Listed records =
* Begin *
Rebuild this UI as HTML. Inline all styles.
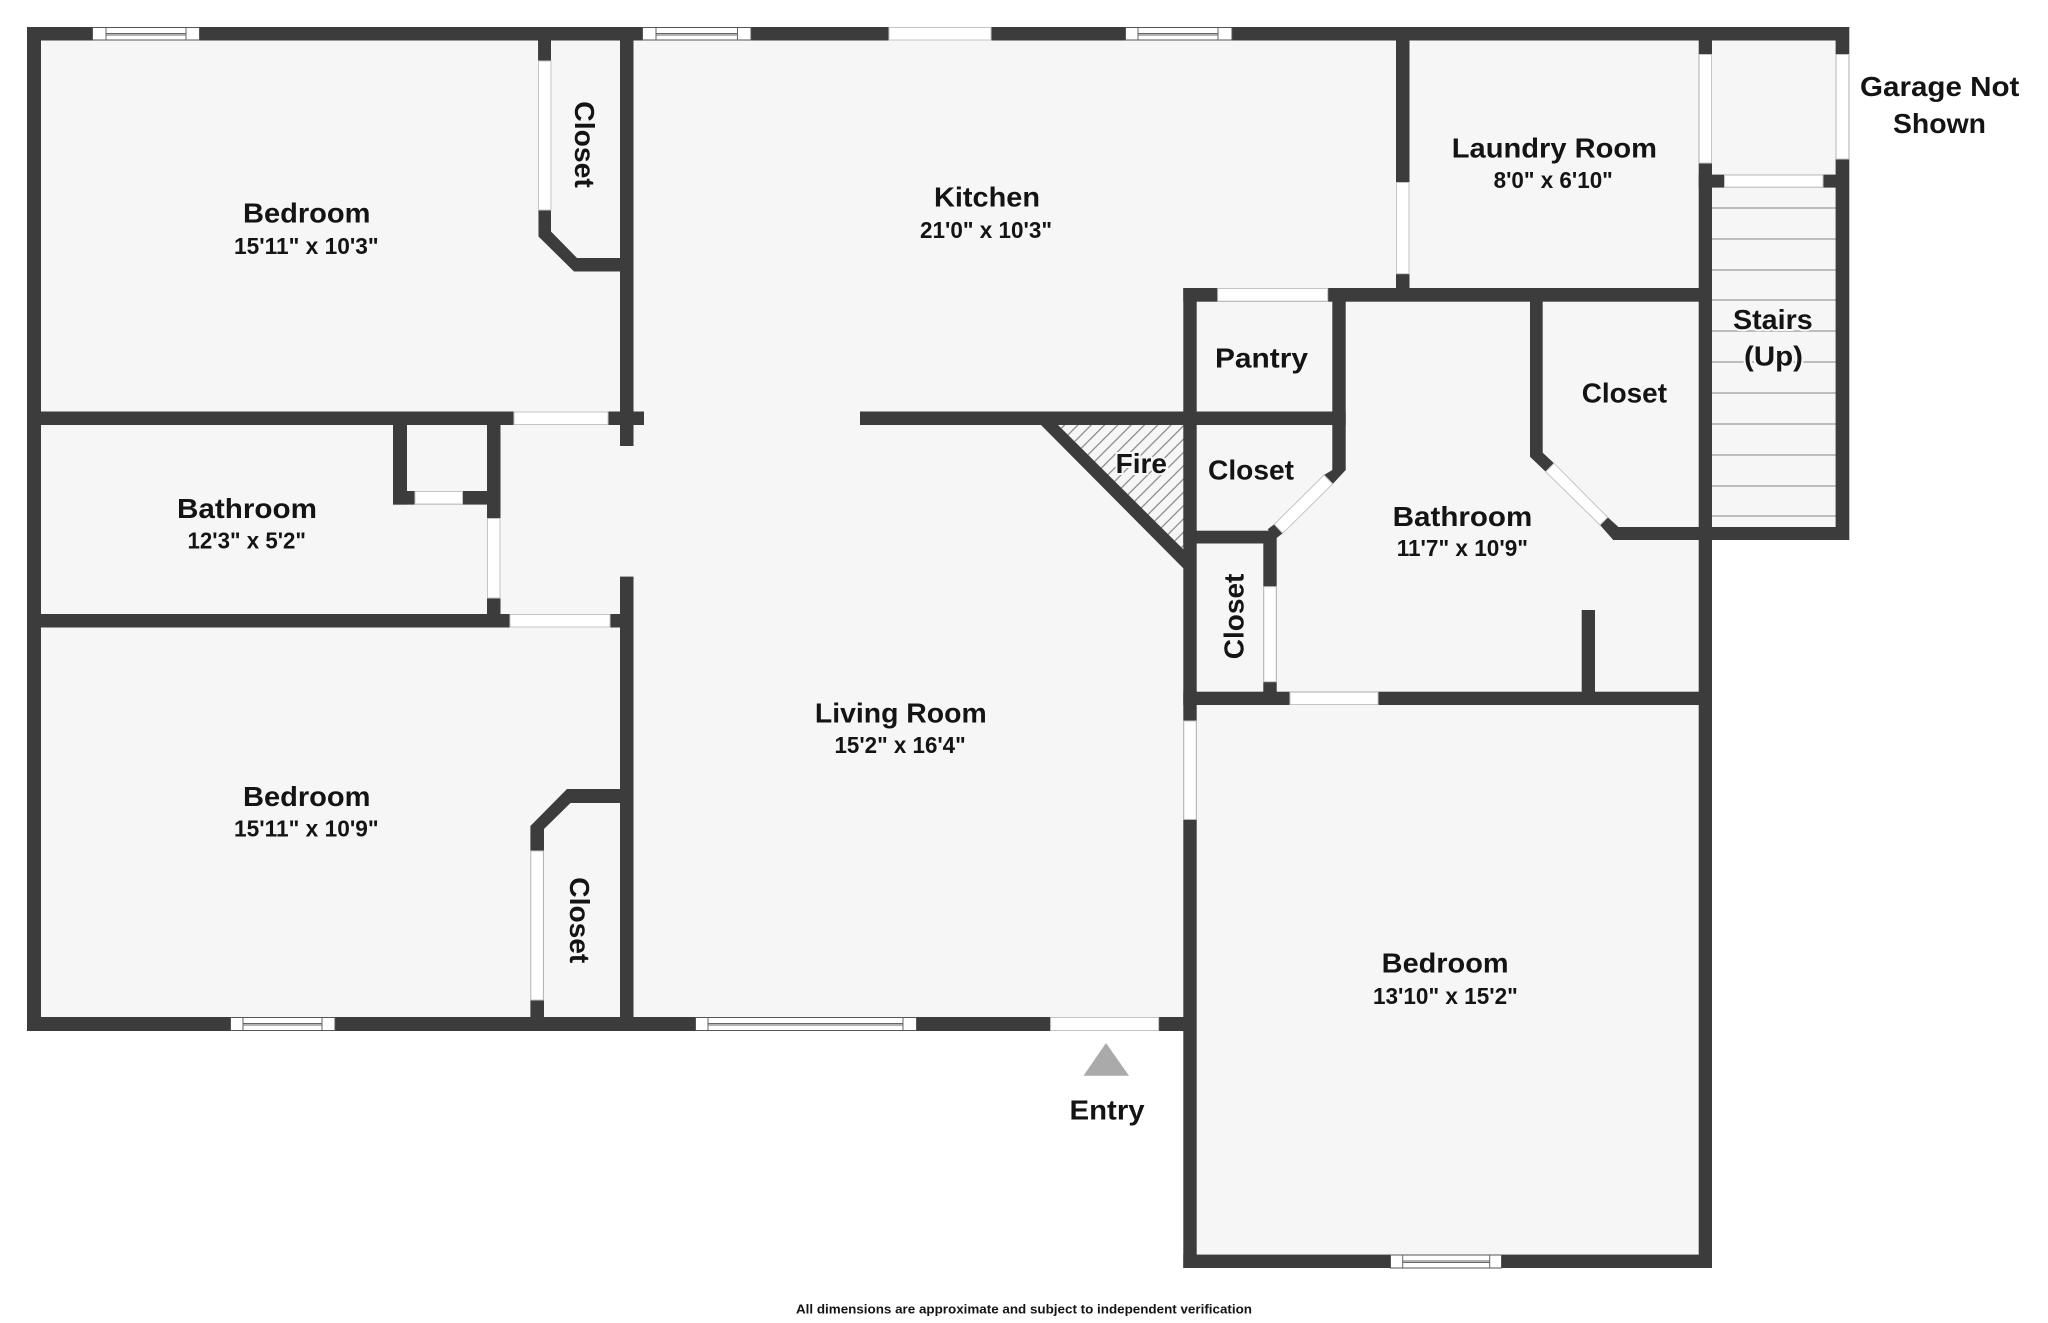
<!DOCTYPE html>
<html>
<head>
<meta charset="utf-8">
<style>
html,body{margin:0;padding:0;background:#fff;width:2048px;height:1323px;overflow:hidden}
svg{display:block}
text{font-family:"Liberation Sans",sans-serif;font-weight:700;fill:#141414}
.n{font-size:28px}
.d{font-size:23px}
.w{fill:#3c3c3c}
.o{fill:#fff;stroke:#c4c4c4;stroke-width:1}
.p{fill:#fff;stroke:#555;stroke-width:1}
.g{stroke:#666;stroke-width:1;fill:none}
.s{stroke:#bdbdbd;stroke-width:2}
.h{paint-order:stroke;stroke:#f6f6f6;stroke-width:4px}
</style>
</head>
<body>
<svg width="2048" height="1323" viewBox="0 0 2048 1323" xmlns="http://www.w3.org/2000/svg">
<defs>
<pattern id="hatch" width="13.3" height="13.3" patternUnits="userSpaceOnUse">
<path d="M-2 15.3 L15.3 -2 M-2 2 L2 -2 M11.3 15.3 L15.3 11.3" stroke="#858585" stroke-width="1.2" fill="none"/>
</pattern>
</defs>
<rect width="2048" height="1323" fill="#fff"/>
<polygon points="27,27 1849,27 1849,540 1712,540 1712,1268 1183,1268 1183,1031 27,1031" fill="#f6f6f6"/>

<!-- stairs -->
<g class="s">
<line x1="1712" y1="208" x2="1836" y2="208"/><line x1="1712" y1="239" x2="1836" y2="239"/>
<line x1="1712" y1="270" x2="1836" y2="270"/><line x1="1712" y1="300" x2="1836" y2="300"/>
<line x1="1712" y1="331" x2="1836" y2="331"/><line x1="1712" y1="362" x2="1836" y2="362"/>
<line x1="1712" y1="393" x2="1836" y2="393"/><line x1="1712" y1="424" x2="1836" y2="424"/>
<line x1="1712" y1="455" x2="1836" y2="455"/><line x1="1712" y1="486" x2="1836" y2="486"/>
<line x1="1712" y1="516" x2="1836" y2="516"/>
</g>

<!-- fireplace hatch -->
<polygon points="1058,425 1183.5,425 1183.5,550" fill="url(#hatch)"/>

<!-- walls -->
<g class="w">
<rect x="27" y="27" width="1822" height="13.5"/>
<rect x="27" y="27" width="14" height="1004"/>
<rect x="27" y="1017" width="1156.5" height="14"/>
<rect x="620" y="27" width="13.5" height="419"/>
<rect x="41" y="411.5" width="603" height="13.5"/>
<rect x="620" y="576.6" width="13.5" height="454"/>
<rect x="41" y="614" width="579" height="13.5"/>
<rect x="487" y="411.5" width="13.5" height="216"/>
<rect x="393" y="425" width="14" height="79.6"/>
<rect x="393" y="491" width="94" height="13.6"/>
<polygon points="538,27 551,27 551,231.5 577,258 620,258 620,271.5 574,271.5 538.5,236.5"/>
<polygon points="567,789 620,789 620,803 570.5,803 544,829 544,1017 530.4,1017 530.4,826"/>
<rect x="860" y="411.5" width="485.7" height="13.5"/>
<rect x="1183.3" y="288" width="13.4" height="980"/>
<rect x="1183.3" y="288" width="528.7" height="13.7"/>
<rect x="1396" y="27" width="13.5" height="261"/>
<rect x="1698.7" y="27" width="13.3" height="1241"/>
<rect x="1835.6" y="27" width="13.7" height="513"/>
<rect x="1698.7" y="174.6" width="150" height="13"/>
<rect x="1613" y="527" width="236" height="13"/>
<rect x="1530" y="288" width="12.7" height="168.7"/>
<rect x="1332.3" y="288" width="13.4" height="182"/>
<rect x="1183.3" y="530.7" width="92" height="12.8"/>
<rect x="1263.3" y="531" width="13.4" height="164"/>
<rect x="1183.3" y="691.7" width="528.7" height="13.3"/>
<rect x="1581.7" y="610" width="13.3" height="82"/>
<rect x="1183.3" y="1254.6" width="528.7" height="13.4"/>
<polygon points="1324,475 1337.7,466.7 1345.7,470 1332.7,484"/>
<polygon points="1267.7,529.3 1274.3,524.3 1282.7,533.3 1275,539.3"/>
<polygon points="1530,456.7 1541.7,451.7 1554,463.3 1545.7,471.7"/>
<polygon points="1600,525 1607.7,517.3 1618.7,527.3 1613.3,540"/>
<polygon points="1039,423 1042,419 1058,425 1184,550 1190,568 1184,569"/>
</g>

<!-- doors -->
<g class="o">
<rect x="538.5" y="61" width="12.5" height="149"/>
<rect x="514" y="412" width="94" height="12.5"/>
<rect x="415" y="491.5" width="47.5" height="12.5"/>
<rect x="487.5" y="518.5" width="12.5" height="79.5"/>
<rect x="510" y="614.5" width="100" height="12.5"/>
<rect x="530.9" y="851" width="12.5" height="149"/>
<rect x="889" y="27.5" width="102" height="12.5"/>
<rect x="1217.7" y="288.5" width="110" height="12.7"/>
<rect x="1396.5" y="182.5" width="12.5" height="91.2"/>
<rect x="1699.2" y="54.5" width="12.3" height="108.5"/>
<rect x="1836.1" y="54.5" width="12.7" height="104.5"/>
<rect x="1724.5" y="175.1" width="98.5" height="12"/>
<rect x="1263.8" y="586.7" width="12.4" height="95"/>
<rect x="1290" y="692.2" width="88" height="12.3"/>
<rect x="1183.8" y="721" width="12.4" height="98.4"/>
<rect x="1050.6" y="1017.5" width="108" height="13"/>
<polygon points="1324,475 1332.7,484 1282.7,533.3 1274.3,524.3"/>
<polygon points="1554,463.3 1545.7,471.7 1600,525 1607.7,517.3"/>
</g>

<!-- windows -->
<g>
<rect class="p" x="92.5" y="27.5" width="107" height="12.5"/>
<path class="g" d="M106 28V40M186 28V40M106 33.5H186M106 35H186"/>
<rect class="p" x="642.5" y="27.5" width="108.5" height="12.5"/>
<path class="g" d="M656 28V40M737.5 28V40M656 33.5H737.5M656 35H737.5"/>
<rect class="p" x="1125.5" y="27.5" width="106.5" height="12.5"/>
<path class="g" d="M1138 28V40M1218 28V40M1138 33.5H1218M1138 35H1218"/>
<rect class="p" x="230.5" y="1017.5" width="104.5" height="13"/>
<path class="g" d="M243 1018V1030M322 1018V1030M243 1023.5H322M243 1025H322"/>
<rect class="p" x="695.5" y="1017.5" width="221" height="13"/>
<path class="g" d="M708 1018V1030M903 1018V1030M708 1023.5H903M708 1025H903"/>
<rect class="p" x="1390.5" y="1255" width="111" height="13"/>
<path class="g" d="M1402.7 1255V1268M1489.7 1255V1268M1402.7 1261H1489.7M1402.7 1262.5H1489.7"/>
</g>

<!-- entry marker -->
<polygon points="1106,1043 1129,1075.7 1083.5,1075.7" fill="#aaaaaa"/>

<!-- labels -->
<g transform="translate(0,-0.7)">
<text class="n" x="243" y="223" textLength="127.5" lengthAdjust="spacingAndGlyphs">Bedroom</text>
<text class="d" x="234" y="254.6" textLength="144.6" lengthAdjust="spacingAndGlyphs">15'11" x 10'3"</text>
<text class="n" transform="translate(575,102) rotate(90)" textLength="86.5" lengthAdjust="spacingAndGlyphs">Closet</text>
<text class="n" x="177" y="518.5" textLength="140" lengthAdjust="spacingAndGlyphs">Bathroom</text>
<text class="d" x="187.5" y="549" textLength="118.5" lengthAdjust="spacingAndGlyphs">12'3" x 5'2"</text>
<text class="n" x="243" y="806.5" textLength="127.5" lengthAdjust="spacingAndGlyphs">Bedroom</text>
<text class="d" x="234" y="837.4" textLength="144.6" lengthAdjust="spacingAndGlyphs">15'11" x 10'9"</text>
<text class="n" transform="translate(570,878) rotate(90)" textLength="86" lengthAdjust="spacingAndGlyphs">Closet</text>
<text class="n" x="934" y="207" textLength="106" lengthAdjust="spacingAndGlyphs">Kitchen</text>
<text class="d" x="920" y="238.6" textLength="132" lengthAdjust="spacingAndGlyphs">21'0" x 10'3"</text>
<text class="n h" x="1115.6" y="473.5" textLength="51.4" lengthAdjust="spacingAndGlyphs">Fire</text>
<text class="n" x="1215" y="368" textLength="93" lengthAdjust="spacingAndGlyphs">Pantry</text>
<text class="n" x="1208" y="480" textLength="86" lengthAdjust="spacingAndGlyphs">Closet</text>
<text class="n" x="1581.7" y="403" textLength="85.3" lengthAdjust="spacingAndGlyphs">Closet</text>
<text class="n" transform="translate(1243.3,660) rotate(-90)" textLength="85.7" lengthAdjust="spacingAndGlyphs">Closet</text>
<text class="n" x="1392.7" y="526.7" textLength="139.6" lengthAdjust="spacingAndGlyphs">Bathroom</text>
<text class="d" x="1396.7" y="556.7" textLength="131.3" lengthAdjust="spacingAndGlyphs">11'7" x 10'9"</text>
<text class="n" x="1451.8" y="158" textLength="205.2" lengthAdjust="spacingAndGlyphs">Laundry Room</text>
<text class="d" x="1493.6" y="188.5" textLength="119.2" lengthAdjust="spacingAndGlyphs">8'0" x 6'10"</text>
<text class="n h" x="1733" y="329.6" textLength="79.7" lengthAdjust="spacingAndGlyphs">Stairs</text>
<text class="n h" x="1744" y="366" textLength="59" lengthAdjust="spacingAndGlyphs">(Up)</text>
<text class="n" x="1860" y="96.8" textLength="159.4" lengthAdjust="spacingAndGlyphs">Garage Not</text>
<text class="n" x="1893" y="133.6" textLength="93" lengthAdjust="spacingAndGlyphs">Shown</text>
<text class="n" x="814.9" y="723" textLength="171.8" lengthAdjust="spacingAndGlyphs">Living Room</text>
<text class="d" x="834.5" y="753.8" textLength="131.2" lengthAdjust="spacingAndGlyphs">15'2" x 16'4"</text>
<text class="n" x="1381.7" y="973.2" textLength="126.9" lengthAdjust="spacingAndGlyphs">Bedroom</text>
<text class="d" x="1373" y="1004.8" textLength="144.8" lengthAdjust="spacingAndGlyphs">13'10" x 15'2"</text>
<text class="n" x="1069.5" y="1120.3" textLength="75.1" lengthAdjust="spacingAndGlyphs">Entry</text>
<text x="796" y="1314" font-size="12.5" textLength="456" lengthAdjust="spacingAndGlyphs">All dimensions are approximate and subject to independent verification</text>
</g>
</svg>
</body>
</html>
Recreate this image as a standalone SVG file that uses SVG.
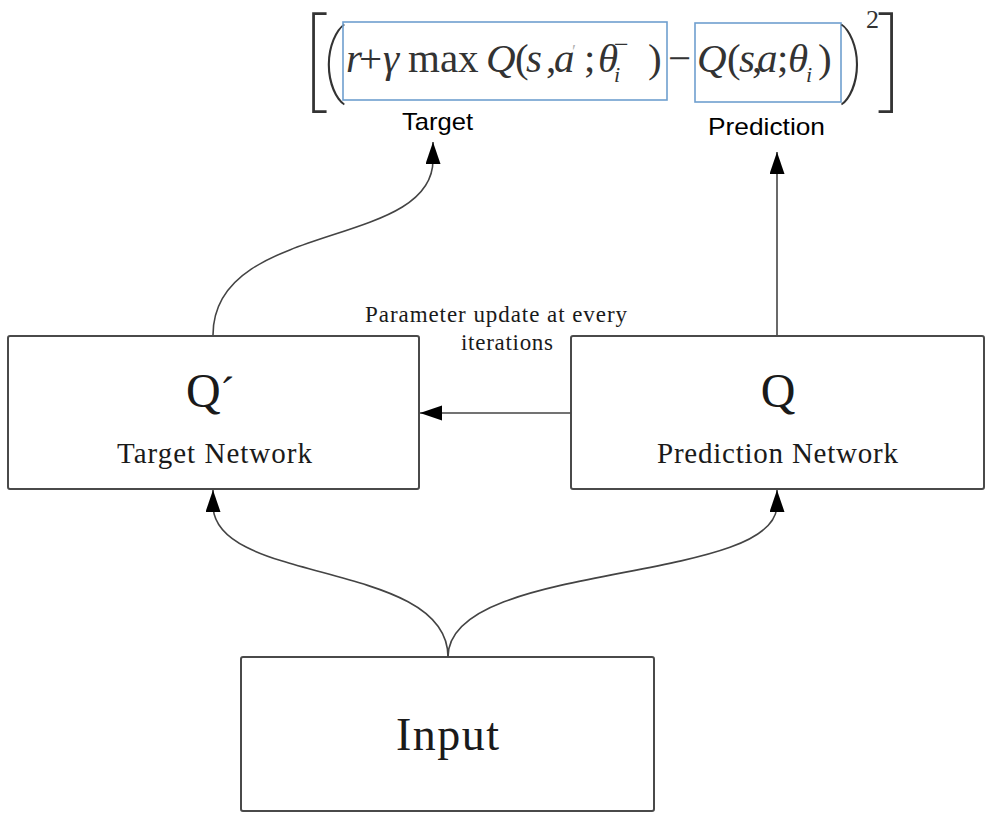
* End *
Begin with the first line of the records and repeat every line up to the one with "1849,27 1849,540 1712,540", counting that line too. Pictures are not part of the copy.

Exercise answer =
Rebuild this UI as HTML. Inline all styles.
<!DOCTYPE html>
<html>
<head>
<meta charset="utf-8">
<style>
html,body{margin:0;padding:0;background:#fff;width:2048px;height:1323px;overflow:hidden}
svg{display:block}
text{font-family:"Liberation Sans",sans-serif;font-weight:700;fill:#141414}
.n{font-size:28px}
.d{font-size:23px}
.w{fill:#3c3c3c}
.o{fill:#fff;stroke:#c4c4c4;stroke-width:1}
.p{fill:#fff;stroke:#555;stroke-width:1}
.g{stroke:#666;stroke-width:1;fill:none}
.s{stroke:#bdbdbd;stroke-width:2}
.h{paint-order:stroke;stroke:#f6f6f6;stroke-width:4px}
</style>
</head>
<body>
<svg width="2048" height="1323" viewBox="0 0 2048 1323" xmlns="http://www.w3.org/2000/svg">
<defs>
<pattern id="hatch" width="13.3" height="13.3" patternUnits="userSpaceOnUse">
<path d="M-2 15.3 L15.3 -2 M-2 2 L2 -2 M11.3 15.3 L15.3 11.3" stroke="#858585" stroke-width="1.2" fill="none"/>
</pattern>
</defs>
<rect width="2048" height="1323" fill="#fff"/>
<polygon points="27,27 1849,27 1849,540 1712,540 1712,1268 1183,1268 1183,1031 27,1031" fill="#f6f6f6"/>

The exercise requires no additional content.